── Source material

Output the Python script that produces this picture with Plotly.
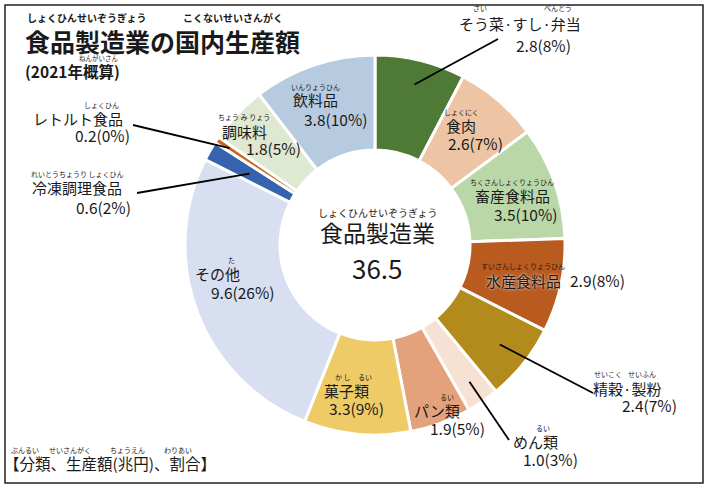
import math
import plotly.graph_objects as go

# 食品製造業の国内生産額（2021年概算）, 兆円
names = ["そう菜·すし·弁当", "食肉", "畜産食料品", "水産食料品", "精穀·製粉", "めん類",
         "パン類", "菓子類", "その他", "冷凍調理食品", "レトルト食品", "調味料", "飲料品"]
values = [2.8, 2.6, 3.5, 2.9, 2.4, 1.0, 1.9, 3.3, 9.6, 0.6, 0.2, 1.8, 3.8]
pcts = [8, 7, 10, 8, 7, 3, 5, 9, 26, 2, 0, 5, 10]
total = 36.5
colors = ["#4e7a36", "#edc4a4", "#bad7a8", "#b95a1f", "#b38b1d", "#f6e1d3",
          "#e4a27c", "#efcb68", "#d7dff0", "#3563ad", "#c9661e", "#dfe8d0", "#b7cbe0"]

W, H = 709, 487
CX, CY, R = 375, 245, 190
FONT = "Noto Sans CJK JP"
INK = "#1a1a1a"


def px(x):
    return x / W


def py(y):
    return 1 - y / H


def mid_point(i, frac):
    # middle of slice i, clockwise from 12 o'clock, at frac * radius
    before = sum(values[:i])
    ang = (before + values[i] / 2) / sum(values) * 2 * math.pi
    return CX + frac * R * math.sin(ang), CY - frac * R * math.cos(ang)


fig = go.Figure(go.Pie(
    labels=names, values=values, sort=False, direction="clockwise", rotation=0,
    hole=0.5, textinfo="none", hoverinfo="label+value",
    marker=dict(colors=colors, line=dict(color="white", width=3)),
    domain=dict(x=[px(CX - R), px(CX + R)], y=[py(CY + R), py(CY - R)]),
    showlegend=False,
))

annos = []


def txt(x, y, s, size=14, bold=False, anchor="center", shadow=None):
    f = dict(family=FONT, size=size, color=INK)
    if shadow:
        f["shadow"] = shadow
    annos.append(dict(x=px(x), y=py(y), xref="paper", yref="paper", text=("<b>%s</b>" % s) if bold else s,
                      showarrow=False, xanchor=anchor, yanchor="middle", font=f, borderpad=0))


def val(i):
    return "%.1f(%d%%)" % (values[i], pcts[i])


# label positions (name, value) in pixels
name_pos = [(520, 24), (461, 126), (512, 196), (523, 280), (627, 388), (535, 441),
            (437, 410), (346, 390), (217, 273), (77, 188), (78, 118), (244, 131), (315, 100)]
val_pos = [(543, 45), (476, 143), (525, 214), (597, 280), (649, 405), (550, 459),
           (457, 428), (356, 408), (242, 292), (103, 207), (102, 135), (273, 148), (335, 119)]

for i in range(len(names)):
    shadow = "0px 0px 3px white" if i == 3 else None
    txt(name_pos[i][0], name_pos[i][1], names[i], size=15, shadow=shadow)
    txt(val_pos[i][0], val_pos[i][1], val(i), size=15.5)

# furigana
rubies = [("さい", 480, 8), ("べんとう", 558, 8), ("しょくにく", 461, 112),
          ("ちくさんしょくりょうひん", 512, 182), ("すいさんしょくりょうひん", 523, 266),
          ("せいこく", 608, 374), ("せいふん", 642, 374), ("るい", 543, 428),
          ("るい", 447, 397), ("か し", 343, 377), ("るい", 365, 377), ("た", 231, 260),
          ("れいとうちょうり しょくひん", 77, 174), ("しょくひん", 101, 105),
          ("ちょう み りょう", 244, 117), ("いんりょうひん", 315, 87)]
for s, x, y in rubies:
    txt(x, y, s, size=7)

# leader lines: (slice, radius fraction, label end)
leaders = [(0, 0.87, (498, 39)), (4, 0.84, (593, 393)), (5, 0.875, (509, 440)),
           (9, 0.76, (137, 193)), (10, 0.92, (133, 125))]
shapes = []
for i, frac, (ex, ey) in leaders:
    tx, ty = mid_point(i, frac)
    shapes.append(dict(type="line", xref="paper", yref="paper", x0=px(tx), y0=py(ty),
                       x1=px(ex), y1=py(ey), line=dict(color="black", width=1.8)))

# frame
shapes.append(dict(type="rect", xref="paper", yref="paper", x0=px(5), y0=py(483), x1=px(703), y1=py(5),
                   line=dict(color="#222222", width=1.5)))

# title block
txt(24, 41, "食品製造業の国内生産額", size=25, bold=True, anchor="left")
txt(87, 18, "しょくひんせいぞうぎょう", size=10, bold=True)
txt(233, 18, "こくないせいさんがく", size=10, bold=True)
txt(24, 71, "(2021年概算)", size=15.5, bold=True, anchor="left")
txt(99, 58, "ねんがいさん", size=6.5)

# bottom note
txt(3, 463, "【分類、生産額(兆円)、割合】", size=15.5, anchor="left")
for s, x in [("ぶんるい", 25), ("せいさんがく", 70), ("ちょうえん", 127), ("わりあい", 178)]:
    txt(x, 450, s, size=7)

# center
txt(378, 212, "しょくひんせいぞうぎょう", size=10)
txt(378, 232, "食品製造業", size=23)
txt(378, 267, str(total), size=26)

fig.update_layout(width=W, height=H, margin=dict(l=0, r=0, t=0, b=0),
                  paper_bgcolor="white", plot_bgcolor="white",
                  annotations=annos, shapes=shapes)
fig.write_html("out.html", config={"displayModeBar": False},
               post_script="document.body.style.margin='0';")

────

=== Exercise task ===
All the lines above are to be given again exactly as they read, with the pictures removed.

=== Written response ===
Output the Python script that produces this picture with Plotly.
import math
import plotly.graph_objects as go

# 食品製造業の国内生産額（2021年概算）, 兆円
names = ["そう菜·すし·弁当", "食肉", "畜産食料品", "水産食料品", "精穀·製粉", "めん類",
         "パン類", "菓子類", "その他", "冷凍調理食品", "レトルト食品", "調味料", "飲料品"]
values = [2.8, 2.6, 3.5, 2.9, 2.4, 1.0, 1.9, 3.3, 9.6, 0.6, 0.2, 1.8, 3.8]
pcts = [8, 7, 10, 8, 7, 3, 5, 9, 26, 2, 0, 5, 10]
total = 36.5
colors = ["#4e7a36", "#edc4a4", "#bad7a8", "#b95a1f", "#b38b1d", "#f6e1d3",
          "#e4a27c", "#efcb68", "#d7dff0", "#3563ad", "#c9661e", "#dfe8d0", "#b7cbe0"]

W, H = 709, 487
CX, CY, R = 375, 245, 190
FONT = "Noto Sans CJK JP"
INK = "#1a1a1a"


def px(x):
    return x / W


def py(y):
    return 1 - y / H


def mid_point(i, frac):
    # middle of slice i, clockwise from 12 o'clock, at frac * radius
    before = sum(values[:i])
    ang = (before + values[i] / 2) / sum(values) * 2 * math.pi
    return CX + frac * R * math.sin(ang), CY - frac * R * math.cos(ang)


fig = go.Figure(go.Pie(
    labels=names, values=values, sort=False, direction="clockwise", rotation=0,
    hole=0.5, textinfo="none", hoverinfo="label+value",
    marker=dict(colors=colors, line=dict(color="white", width=3)),
    domain=dict(x=[px(CX - R), px(CX + R)], y=[py(CY + R), py(CY - R)]),
    showlegend=False,
))

annos = []


def txt(x, y, s, size=14, bold=False, anchor="center", shadow=None):
    f = dict(family=FONT, size=size, color=INK)
    if shadow:
        f["shadow"] = shadow
    annos.append(dict(x=px(x), y=py(y), xref="paper", yref="paper", text=("<b>%s</b>" % s) if bold else s,
                      showarrow=False, xanchor=anchor, yanchor="middle", font=f, borderpad=0))


def val(i):
    return "%.1f(%d%%)" % (values[i], pcts[i])


# label positions (name, value) in pixels
name_pos = [(520, 24), (461, 126), (512, 196), (523, 280), (627, 388), (535, 441),
            (437, 410), (346, 390), (217, 273), (77, 188), (78, 118), (244, 131), (315, 100)]
val_pos = [(543, 45), (476, 143), (525, 214), (597, 280), (649, 405), (550, 459),
           (457, 428), (356, 408), (242, 292), (103, 207), (102, 135), (273, 148), (335, 119)]

for i in range(len(names)):
    shadow = "0px 0px 3px white" if i == 3 else None
    txt(name_pos[i][0], name_pos[i][1], names[i], size=15, shadow=shadow)
    txt(val_pos[i][0], val_pos[i][1], val(i), size=15.5)

# furigana
rubies = [("さい", 480, 8), ("べんとう", 558, 8), ("しょくにく", 461, 112),
          ("ちくさんしょくりょうひん", 512, 182), ("すいさんしょくりょうひん", 523, 266),
          ("せいこく", 608, 374), ("せいふん", 642, 374), ("るい", 543, 428),
          ("るい", 447, 397), ("か し", 343, 377), ("るい", 365, 377), ("た", 231, 260),
          ("れいとうちょうり しょくひん", 77, 174), ("しょくひん", 101, 105),
          ("ちょう み りょう", 244, 117), ("いんりょうひん", 315, 87)]
for s, x, y in rubies:
    txt(x, y, s, size=7)

# leader lines: (slice, radius fraction, label end)
leaders = [(0, 0.87, (498, 39)), (4, 0.84, (593, 393)), (5, 0.875, (509, 440)),
           (9, 0.76, (137, 193)), (10, 0.92, (133, 125))]
shapes = []
for i, frac, (ex, ey) in leaders:
    tx, ty = mid_point(i, frac)
    shapes.append(dict(type="line", xref="paper", yref="paper", x0=px(tx), y0=py(ty),
                       x1=px(ex), y1=py(ey), line=dict(color="black", width=1.8)))

# frame
shapes.append(dict(type="rect", xref="paper", yref="paper", x0=px(5), y0=py(483), x1=px(703), y1=py(5),
                   line=dict(color="#222222", width=1.5)))

# title block
txt(24, 41, "食品製造業の国内生産額", size=25, bold=True, anchor="left")
txt(87, 18, "しょくひんせいぞうぎょう", size=10, bold=True)
txt(233, 18, "こくないせいさんがく", size=10, bold=True)
txt(24, 71, "(2021年概算)", size=15.5, bold=True, anchor="left")
txt(99, 58, "ねんがいさん", size=6.5)

# bottom note
txt(3, 463, "【分類、生産額(兆円)、割合】", size=15.5, anchor="left")
for s, x in [("ぶんるい", 25), ("せいさんがく", 70), ("ちょうえん", 127), ("わりあい", 178)]:
    txt(x, 450, s, size=7)

# center
txt(378, 212, "しょくひんせいぞうぎょう", size=10)
txt(378, 232, "食品製造業", size=23)
txt(378, 267, str(total), size=26)

fig.update_layout(width=W, height=H, margin=dict(l=0, r=0, t=0, b=0),
                  paper_bgcolor="white", plot_bgcolor="white",
                  annotations=annos, shapes=shapes)
fig.write_html("out.html", config={"displayModeBar": False},
               post_script="document.body.style.margin='0';")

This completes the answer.